А через миг услышал радостный возглас:
— Простите, вы... Вы же ведь русский, да? Ой, как же это здорово-то!
По-русски девочка заговорила неожиданно бойко и вполне правильно — не путала ни звуков, ни окончаний. Правда, у нее оказался странный, непривычный акцент: даже быстро тараторя, она умудрялась словно бы напевать фразы, растягивая гласные на концах слов. Но понимать ее эта необычная манера вовсе не мешала и даже не раздражала. Валандил слушал девочку и, удивляясь себе, радовался — тому, что был теперь не одинок в этом знакомом прежде только по книгам и интернету городе, в этих поисках почему-то не ведомой никому из местных могилы...

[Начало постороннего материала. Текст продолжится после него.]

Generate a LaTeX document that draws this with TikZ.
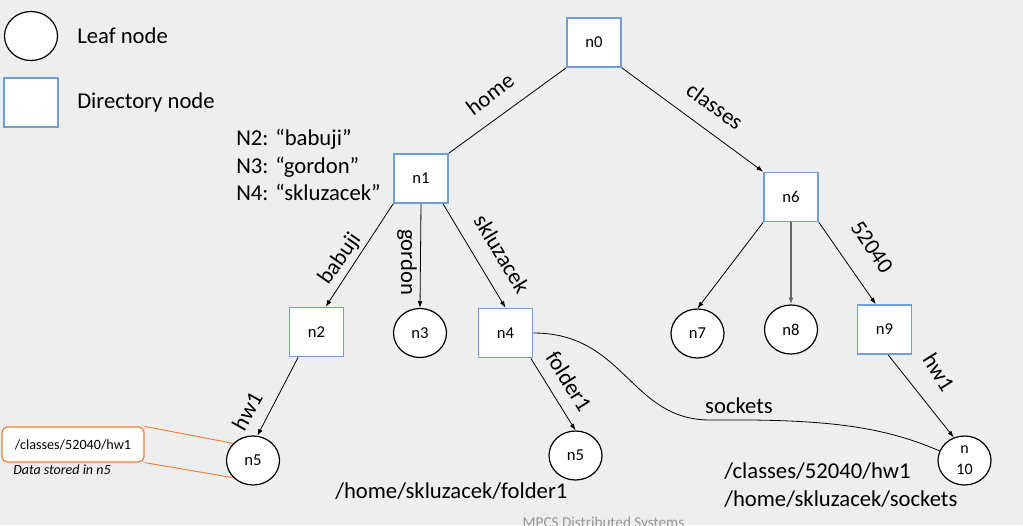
\documentclass[tikz,border=0pt]{standalone}
\usepackage{fontspec}
\setmainfont{Carlito}
\usetikzlibrary{arrows.meta,shapes.geometric}
\definecolor{bg}{RGB}{238,238,238}
\definecolor{dirblue}{RGB}{110,160,215}
\definecolor{orangeline}{RGB}{237,125,49}
\definecolor{footgray}{RGB}{150,150,150}
\definecolor{gline}{RGB}{100,100,100}
\tikzset{
  dirnode/.style={rectangle, draw=dirblue, line width=1.2pt, fill=white,
    minimum width=40.5pt, minimum height=36.75pt, inner sep=0pt,
    font=\fontsize{12.5}{15}\selectfont},
  leafnode/.style={ellipse, draw=black, line width=0.9pt, fill=white,
    minimum width=39.75pt, minimum height=36.75pt, inner sep=0pt,
    font=\fontsize{12.5}{15}\selectfont},
  conn/.style={draw=black, line width=0.6pt},
  arr/.style={conn, -{Latex[length=5pt,width=3.5pt]}},
  lbl/.style={font=\fontsize{17}{20}\selectfont, inner sep=0pt},
  txt/.style={font=\fontsize{17}{20}\selectfont, inner sep=0pt, anchor=base west},
  orangelink/.style={draw=orangeline, line width=0.7pt},
}
\begin{document}
\begin{tikzpicture}[x=0.75pt,y=-0.75pt]
\useasboundingbox (0,0) rectangle (1023,525);
\clip (0,0) rectangle (1023,525);
\fill[bg] (0,0) rectangle (1023,525);

% legend
\node[leafnode] (legleaf) at (31,36) {};
\node[txt] (legleaftxt) at (77,43) {Leaf node};
\node[dirnode] (legdir) at (31,102.5) {};
\node[txt] (legdirtxt) at (77,108) {Directory node};

% names
\node[txt] (nn2) at (236,145) {N2: “babuji”};
\node[txt] (nn3) at (236,173) {N3: “gordon”};
\node[txt] (nn4) at (236,200) {N4: “skluzacek”};

% tree nodes
\node[dirnode] (n0) at (594,42.5) {n0};
\node[dirnode] (n1) at (421,178.5) {n1};
\node[dirnode] (n6) at (791,197) {n6};
\node[dirnode] (n2) at (316.5,332) {n2};
\node[leafnode] (n3) at (420,333) {n3};
\node[dirnode] (n4) at (505.5,333) {n4};
\node[leafnode] (n7) at (697.5,333.5) {n7};
\node[leafnode] (n8) at (791,329.5) {n8};
\node[dirnode] (n9) at (884.5,329.5) {n9};
\node[leafnode] (n5a) at (253,460.5) {n5};
\node[leafnode] (n5b) at (575.5,455.5) {n5};
\node[leafnode, align=center, font=\fontsize{12}{15.75}\selectfont] (n10) at (964.5,460.5) {n\\10};

% connectors
\draw[conn] (n0.south west) -- (n1.north east);
\draw[arr] (n0.south east) -- (n6.north west);
\draw[arr] (n1.south west) -- (n2.70);
\draw[arr] (n1.south) -- (n3.north);
\draw[arr] (n1.-49) -- (n4.north);
\draw[arr] (n2.-126) -- (n5a.80);
\draw[arr] (n4.-45) -- (n5b.north);
\draw[conn] (n4.east) .. controls (625,333) and (630,420) .. (710,420)
   .. controls (820,419) and (880,425) .. (n10.159);
\draw[arr] (n6.south west) -- (n7.north);
\draw[draw=gline, line width=1.4pt, -{Latex[length=5pt,width=3.5pt]}] (n6.south) -- (n8.north);
\draw[arr] (n6.south east) -- (n9.109);
\draw[arr] (n9.-82) -- (n10.115);

% edge labels
\node[lbl, rotate=37] (lhome) at (490,94) {home};
\node[lbl, rotate=-36] (lclasses) at (715,106) {classes};
\node[lbl, rotate=55] (lbabuji) at (340,259) {babuji};
\node[lbl, rotate=-90] (lgordon) at (407,262) {gordon};
\node[lbl, rotate=-59] (lsklu) at (502,254) {skluzacek};
\node[lbl, rotate=61] (lhw1a) at (247,411) {hw1};
\node[lbl, rotate=-58] (lfolder) at (569,381) {folder1};
\node[lbl, rotate=-56] (l52040) at (872,247) {52040};
\node[lbl, rotate=-58] (lhw1b) at (939,372) {hw1};
\node[lbl] (lsockets) at (739,406) {sockets};

% data box
\node[draw=orangeline, line width=0.9pt, fill=white, rounded corners=4pt,
  minimum width=106.5pt, minimum height=26.25pt, inner sep=0pt,
  font=\fontsize{10.6}{12}\selectfont] (data) at (73,444.5) {/classes/52040/hw1};
\node[anchor=base west, inner sep=0pt, font=\fontsize{10.5}{12}\selectfont\itshape] (datacap) at (13,474) {Data stored in n5};
\draw[orangelink] (data.north east) -- (n5a.139);
\draw[orangelink] (data.south east) -- (n5a.-139);

% paths
\node[txt] (p1) at (335,498) {/home/skluzacek/folder1};
\node[txt] (p2) at (724,478) {/classes/52040/hw1};
\node[txt] (p3) at (724,506) {/home/skluzacek/sockets};

% footer
\node[anchor=base, inner sep=0pt, text=footgray, font=\fontsize{11.4}{13}\selectfont] (footer) at (603.5,527) {MPCS Distributed Systems};
\end{tikzpicture}
\end{document}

Да, девочка, как оказалась, тоже разыскивала могилу Профессора — и тоже без особого успеха. Пожалуй, ей приходилось даже труднее, чем Валандилу. Он-то хотя бы мог расспрашивать местных жителей. А она не знала английского языка совершенно. И при этом, как ни удивительно, была почти что местной — родом откуда-то из Уэльса, из маленького городка со странным, трудно запоминающимся названием. Девочка действительно оказалась школьницей — правда, училась почему-то на дому. Вообще, родители у нее, похоже, были очень странными: живя в Британии, не научить дочь английскому языку — это было удивительно, невообразимо, непостижимо. Зато русскому, получается, научили! Да еще и назвали ее совершенно по-русски, Таней, — во всяком случае, представилась она именно так. А «диохан вариан» было вовсе не именем: оказалось, Таня пыталась поблагодарить Валандила по-валлийски, а он и не понял!
Расспрашивать Таню о семье Валандил почему-то не решился, хотя вопросы так и вертелись на языке. О себе тоже особо рассказывать не стал: да, собственно говоря, хвастаться ему было и нечем. А для разговора у них, конечно же, нашлись совсем другие темы.